Newly hired at Lockheed Martin and have questions about the 401k? Your 401k can be a very important part of your retirement plan, so we think it’s important to give it the attention it deserves. We’ll review a few common questions you might have about your new Lockheed Martin 401k below.

If you have additional questions that aren’t answered here, feel free to reach out to me at Brian@TheAeroAdvisor.com or fill out the form at the bottom of this page.

How much does Lockheed contribute to my retirement plan?

For most new employees, Lockheed will contribute 50 cents for every dollar you decided to put in your 401k up to 8% of your salary. So if your salary is $100K and you decide to put in the full 8%, Lockheed will add $4000 to your $8000 contribution for the year.

Depending on when you joined the company you might also get an additional 4% from the company in a separate retirement account called a Capital Accumulation Plan (CAP).

There will be a few additional changes coming in 2020, so be aware of those down the road. For more info on those changes, CLICK HERE

Should I use the Roth 401k option?

The Roth option in the 401k allows you to pay taxes on your contributions now and avoid paying taxes on any of the gains in the account if you take them out in retirement.

If the Roth is right for you or not largely depends on your personal situation, but generally if you have a long time until you retire and think you’ll be in a higher income bracket when you retire (in other words – making more bank) then it might be a good option for you.

For example, let’s say you were putting in $100/month into the Roth 401k option. At the end of the year, your $1200 would be invested in a fund of your choosing. 20 years down the road earning a conservative 4% return (depending on how you invest), your $1200 might have grown to around $2600. So if you pull that $2600 out in retirement to live on, you wouldn’t have to pay taxes on the $1400 you earned. Not too shabby.

How much should I be contributing to my 401k?25X Retirement Rule

The answer to this one really depends on what you are trying to accomplish. I like to work backwards and start with what size of nest egg you’ll need to live off of when you retire. To get there, we should probably ask a few more questions.
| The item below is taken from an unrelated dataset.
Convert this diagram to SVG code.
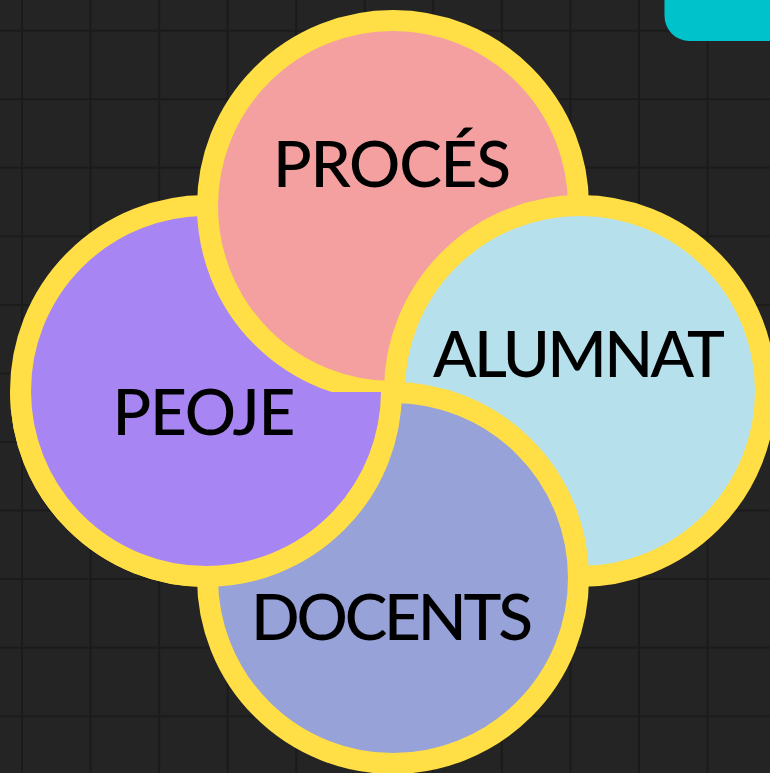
<svg xmlns="http://www.w3.org/2000/svg" xmlns:xlink="http://www.w3.org/1999/xlink" width="770" height="773" viewBox="0 0 770 773">
  <style>
    .ring { stroke: #FFDF45; stroke-width: 21; }
    .lbl { font-family: "Lato", "Liberation Sans", sans-serif; font-size: 64px; font-weight: 500; fill: #000000; text-anchor: middle; }
    .grid { stroke: #1b1b1b; stroke-width: 2; fill: none; }
  </style>
  <defs>
    <clipPath id="lowerClip">
      <rect x="0" y="392" width="770" height="381"/>
    </clipPath>
  </defs>
  <rect x="0" y="0" width="770" height="773" fill="#242424"/>
  <path class="grid" d="M22 0V773M90.55 0V773M159.1 0V773M227.65 0V773M296.2 0V773M364.75 0V773M433.3 0V773M501.85 0V773M570.4 0V773M638.95 0V773M707.5 0V773M0 30.7H770M0 99.25H770M0 167.8H770M0 236.35H770M0 304.9H770M0 373.45H770M0 442H770M0 510.55H770M0 579.1H770M0 647.65H770M0 716.2H770"/>
  <rect x="664.5" y="-30" width="140" height="71" rx="25" fill="#00C2CB"/>

  <g id="node-peoje">
    <circle id="peoje-circle" class="ring" cx="206" cy="391" r="185.5" fill="#A786F4"/>
  </g>
  <g id="node-proces">
    <circle class="ring" cx="393" cy="206" r="185.5" fill="#F4A0A1"/>
    <text class="lbl" x="392" y="187" textLength="238">PROCÉS</text>
  </g>
  <g id="node-alumnat">
    <circle class="ring" cx="580" cy="391" r="185.5" fill="#B5E0EC"/>
    <text class="lbl" x="579" y="377" textLength="292">ALUMNAT</text>
  </g>
  <g id="node-docents">
    <circle class="ring" cx="393" cy="578" r="185.5" fill="#97A2D8"/>
    <text class="lbl" x="392" y="640" textLength="282">DOCENTS</text>
  </g>
  <g id="node-peoje-front">
    <use xlink:href="#peoje-circle" clip-path="url(#lowerClip)"/>
    <text class="lbl" x="204" y="435" textLength="183">PEOJE</text>
  </g>
</svg>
How much would you like to live on in retirement? A general rule I like to use is take whatever you want to live on per year and multiply it by 25. So if you want to live off $100,000 a year when you retire, you’ll need around $2,500,000.

From there you can play with a few retirement calculators on your 401k website to see how much you’ll need to contribute each pay period. Don’t forget to factor in your social security or any pension benefits you might have in your annual income need.

Can I roll my 401k from my old job into the Lockheed Martin 401k?

Yes. You’ll need to contact whoever manages your old company 401k plan to get the correct documents filled out. They will then send the funds over to your new 401k and you can invest them as you see fit.

Check with your old plan provider to make sure if any of your dollars are after tax, as you don’t want to mix those with your pre-tax dollars in your current plan. It can be a little bit of a nightmare to sort out later on.